Böyle mi gidecek hep? Tabii ki hayır. Ama öyle ucuz bir determinizm değil bu. Yani A’nın ardından B’nin geleceğini, gelmesi gerektiğini varsayan bir düşünme biçimi değil. Yok öyle bir şey! İnsanlık pekâlâ dibe, en dibe, daha daha dibe doğru gidip kendi enkazının içinde boğulabilir de. Marks-Engels, ‘insanın doğası’ gibi zamandan ve mekândan bağımsız ulvi kavramları reddettiklerinde son derece haklıydılar. İnsanlığın eninde sonunda şöyle ya da böyle davranacağını, bu davranışın onun doğasında mevcut olduğunu varsaymak boş bir laftır gerçekten. Tabii ki böyle gitmeyecek her şey ama bu, asla kendiliğinden olmayacak. Yüzlerce binlerce kez dönüp geçmişe ve bugüne, dünyaya ve kendimize bakıp yeniden yeniden düşünüp yeniden yeniden harekete geçeceğiz. Bizim özgüvenimizle insanlığın özgüveni birlikte büyüyecek, biz öğreneceğiz, onlar öğrenecek ve belki her şey bu kez hiç öngörmediğimiz yollardan gerçekleşecek ve biz, bir kez daha yüzyılların birkaç yıla, hatta birkaç aya sığdığına tanıklık edeceğiz. Çünkü tarih, düzenli, küçük küçük adımlardan oluşmaz, sıçramalarla yürür o.

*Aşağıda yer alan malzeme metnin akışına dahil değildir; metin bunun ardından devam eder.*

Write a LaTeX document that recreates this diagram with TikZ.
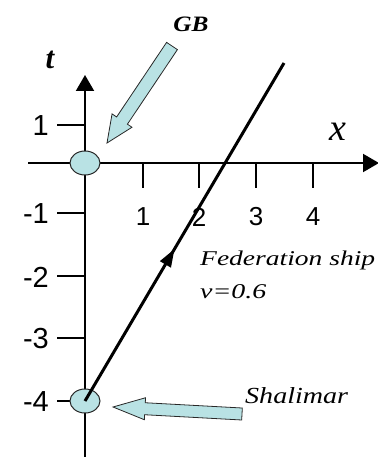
\documentclass[tikz,border=0pt]{standalone}
\usepackage{fontspec}
\setmainfont{Liberation Serif}
\newfontfamily\arialf{Liberation Sans}
\usetikzlibrary{arrows.meta,calc,decorations.markings,shapes.geometric}
\definecolor{lcyan}{RGB}{185,226,228}
\definecolor{edge}{RGB}{40,40,40}
\newcommand{\blkarrow}[6]{% name, tail, tip, head length, shaft half, head half
  \coordinate (#1H) at ($(#3)!#4!(#2)$);
  \filldraw[barrow] ($(#2)!#5!90:(#3)$) -- ($(#1H)!#5!90:(#3)$) -- ($(#1H)!#6!90:(#3)$) -- (#3)
    -- ($(#1H)!#6!-90:(#3)$) -- ($(#1H)!#5!-90:(#3)$) -- ($(#2)!#5!-90:(#3)$) -- cycle;
}
\begin{document}
\begin{tikzpicture}[x=1pt,y=-1pt,
  axis/.style={line width=2pt,-{Triangle[length=16pt,width=18pt]}},
  tickln/.style={line width=1.4pt},
  evt/.style={ellipse,draw=edge,line width=1pt,fill=lcyan,minimum width=30pt,minimum height=24pt,inner sep=0pt},
  ylab/.style={font=\arialf\fontsize{29}{29}\selectfont,anchor=east,inner sep=0pt},
  xlab/.style={font=\arialf\fontsize{26}{26}\selectfont,inner sep=0pt},
  barrow/.style={fill=lcyan,draw=edge,line width=0.8pt,line join=miter},
  wl/.style={line width=3pt,
    decoration={markings,mark=at position 0.45 with {\arrow{Triangle[length=18pt,width=12pt]}}},
    postaction={decorate}},
  lbl/.style={inner sep=0pt}]
\useasboundingbox (0,0) rectangle (377,457);
% axes
\coordinate (xL) at (28,163);
\coordinate (xR) at (379,163);
\coordinate (tBot) at (85,460);
\coordinate (tTop) at (85,75);
\draw[axis] (xL) -- (xR);
\draw[axis] (tBot) -- (tTop);
% t ticks and labels
\foreach \v/\yy in {1/125,-1/213,-2/276,-3/338,-4/401}{
  \coordinate (ta\v) at (57,\yy);
  \coordinate (tb\v) at (85,\yy);
  \draw[tickln] (ta\v) -- (tb\v);
  \node[ylab] (tl\v) at (49,\yy+1) {\v};
}
% x ticks and labels
\foreach \v/\xx in {1/143,2/199,3/256,4/313}{
  \coordinate (xa\v) at (\xx,163);
  \coordinate (xb\v) at (\xx,188);
  \draw[tickln] (xa\v) -- (xb\v);
  \node[xlab] (xl\v) at (\xx,217) {\v};
}
% axis names
\node[lbl,font=\fontsize{31}{31}\selectfont\bfseries\itshape] (tname) at (50,60) {t};
\node[lbl,font=\fontsize{38}{38}\selectfont\itshape] (xname) at (338,132) {x};
% events
\node[evt] (gb) at (85,163) {};
\node[evt] (sh) at (85,401) {};
% world line
\coordinate (wlEnd) at (284,63);
\draw[wl] (sh.center) -- (wlEnd);
% block arrows
\coordinate (gbT) at (172,46);
\coordinate (gbP) at (107,143);
\blkarrow{gb}{gbT}{gbP}{27pt}{6.5pt}{12pt}
\coordinate (shT) at (242,414);
\coordinate (shP) at (113,407);
\blkarrow{sh}{shT}{shP}{32pt}{6pt}{11pt}
% labels
\node[lbl,font=\fontsize{22}{22}\selectfont\bfseries\itshape] (gblab) at (191,24) {\scalebox{1.15}[1]{GB}};
\node[lbl,anchor=base west,font=\fontsize{21}{21}\selectfont\itshape] (fedlab) at (200,265) {\scalebox{1.31}[1]{Federation ship}};
\node[lbl,anchor=base west,font=\fontsize{21}{21}\selectfont\itshape] (vlab) at (200,298) {\scalebox{1.33}[1]{ν=0.6}};
\node[lbl,anchor=base west,font=\fontsize{23}{23}\selectfont\itshape] (shlab) at (245,403) {\scalebox{1.22}[1]{Shalimar}};
\end{tikzpicture}
\end{document}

Şimdilik basit bir şey yapıyoruz ama. Saat 24.00 oluyor. Eh, diyoruz, hadi bakalım, sabah ola hayrola!
Hayrolacak elbette. Biz istersek. Tam olarak şöyle: Gelecek, biz nasıl istiyorsak öyle gelecek. Negatif ve pozitif olarak da böyle. Yatarsak berbat bir geleceğimiz olacak, yürürsek en azından daha iyisi için bir umut yeşerecek içimizde.